To help with this process, I’ve negotiated more specific agreements with Facebook (as only one of the companies we will work with) about what we will have the authority to do and what we can offer.  These will involve our influence over the creation and distribution of new datasets, better computer infrastructure, improved software and hardware to analyze the data, deeper contacts with relevant parts of the company, and some input into parts of Facebook decision making. We will also be able to offer early access to new datasets, including for publication, for those involved in Social Science One. There is more to it than this, and more to arrange, but here are some details on what we have arranged so far. Obviously, experience with Facebook indicates that we have to see what happens in practice. At the same time, we have amassed lots of experience building different types of industry-academic partnerships, under different models, and so we hope to be able to extend data sharing arrangements for academics with other companies and organizations.

On organizational directions, I think it makes sense for Social Science One leadership to focus on negotiating industry-academic partnerships and supporting the organization, and to devolve any decision making power we might have over data access to subsets of committee members (such as to constitute the “commission” of academics to decide on access to Facebook data under our original partnership model). Another issue is the leadership structure, which could be a chair, co-chairs, an executive committee, or something else. We need to consider how we might revamp our committee structure to better convey publicly what we are doing, and to ensure inclusive access to a diverse array of academics from around the world.
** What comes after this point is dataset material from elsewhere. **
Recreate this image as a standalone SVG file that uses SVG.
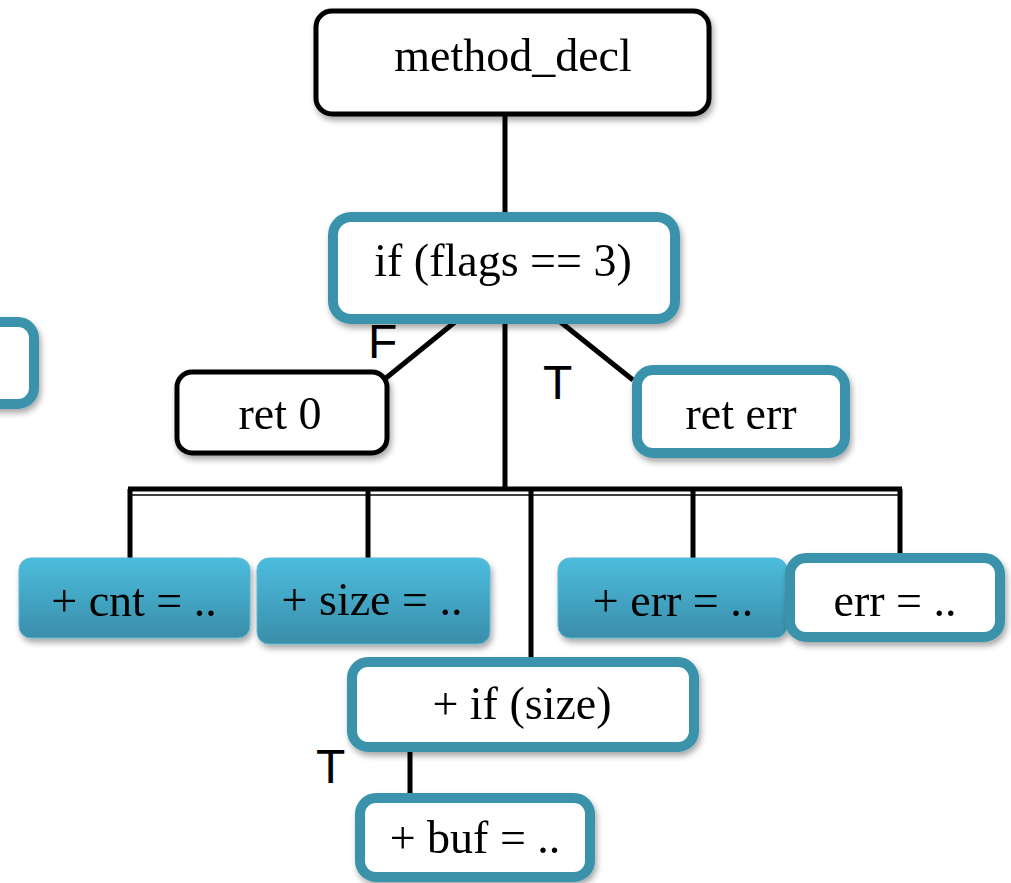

One suggestion has been to switch to geographically organized committee structures (and by specific project when needed), rather than substantive areas of interest, or to one diverse group without divisions. Alternatively, maybe we should follow those in public health who regard it as inappropriate to extract data from a developing country without involving local academics, and so another option is to actively foster more vibrant cross-national collaborative research when we are able to make data available.

Many other issues need consideration, and we have many more discussions to come and work to do.  But right now, I know I speak for the whole academic community in expressing my deepest thanks to my distinguished collaborator and co-chair, Nate Persily, for all he has contributed to the social sciences, and for all our work together on this project. Nate worked tirelessly for the academic community on Social Science One since its inception. It is three hours earlier in Palo Alto than Cambridge, but I would often receive texts from him before I woke up and we regularly talked late into the night. The fact that he lives in Silicon Valley near the tech companies was convenient for me and others but it also meant that, in addition to endless electronic communications, he had numerous in person meetings to attend. And, as if that wasn’t enough, Nate took on a diplomat-in-chief role at Social Science One, traveling all over the world to stay in close touch with the disparate parts of the academic community and regulators -- trying to explain the latest inexplicable turn of events with Facebook to everyone (I came to believe that his average location over the last two years was somewhere near the center of the earth).  And all the while, Nate has remained the consummate scholar -- a political scientist, lawyer, and policy analyst and participant -- deeply involved in the legal and policy process.  While helping to run Social Science One, he ensured the efficient and fair operation of democracy in several US states through his redistricting and expert witness work, was commissioner on the Kofi Annan Commission on Elections and Democracy in the Digital Age, and has contributed important scholarship to democracy, elections, voting, and what he calls the “law of democracy”.  And now, as he explains below, we are about to be indebted to him for keeping American elections safe in the 2020 US election. Thanks from us all.


Here’s Nate’s statement in full:

I am writing today to announce my resignation as co-chair of Social Science One. It has been a great honor working with Gary King for the past two years, meeting with so many fantastic social scientists around the world to try to bring transparency and to provide independent academic access to social media data.  We have learned many lessons over that period about how difficult it is to dislodge data from social media companies for independent academic analysis. I strongly believe that our experience, difficult as it has been at times, was necessary to craft any future pathway for academic partnerships with technology companies. I will continue to work on these issues, especially promoting government regulation to ensure a privacy-protected pathway for academic access to corporate data, in my role as Co-Director of the Stanford Cyber Policy Center. However, in the short term I need to dedicate my energy to the Stanford-MIT Healthy Elections Project ( to do what I can to help ensure the 2020 U.S. election is safe, fair, and legitimate.